この寺は、古くは東大寺伊賀荘園の地。農業予祝神事「修正会」が、奈良東大寺十二大会の一環の一つとして、旧正月に行われるので、正月堂と呼ばれるが、正しくは観菩提寺。本尊は33年目ごとに開帳される秘仏十一面観世音。この立像をはじめ多くの文化財がある。

寺の歴史は古く、開祖は天武天皇の皇女で、斎王を勤めた多紀皇女(たきのひめみこ)。父帝と生母の穀媛妃(かじひめのいらつめ)の菩提を弔って建てたといわれる。この時は神亀2年(725)で、観音寺といった。天平勝宝4年(752)、東大寺の渡来僧の実忠和尚がこの地に観音堂を建立し、上記の本尊を安置している。

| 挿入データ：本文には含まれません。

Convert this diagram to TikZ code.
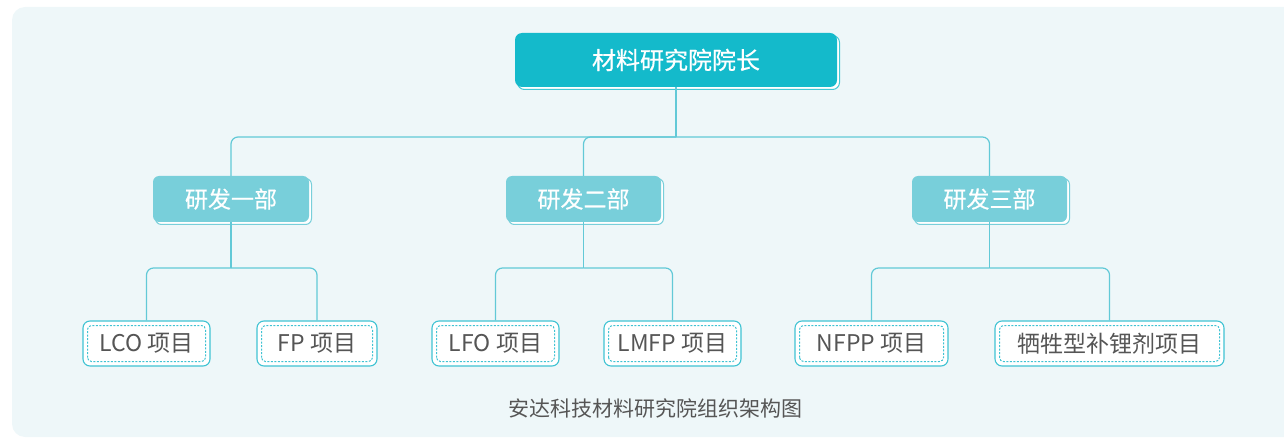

戦後は、復興に向けて木材需要が逼迫するなか、国では木材増産の政策が多くとられた。なかでも、早く大きくなる早生樹に脚光をあびた。その樹種にアメリカ産のテーダマツがあった。旧島ヶ原村の村有林の造林でもテーダマツが一部採用された。この生長のよい、三葉松の珍しい苗は、まず地元の正月堂境内にも1本寄贈され、鐘つき堂近くに植えられた。昭和33年頃であった。

今、この木は幹周囲313cm、樹高21.5mで、県内最大の木。テーダマツは生長がよすぎて、幹が傾いたり、幹が折れたりする欠点があるが、しかし、マツクイムシには強い性質もある。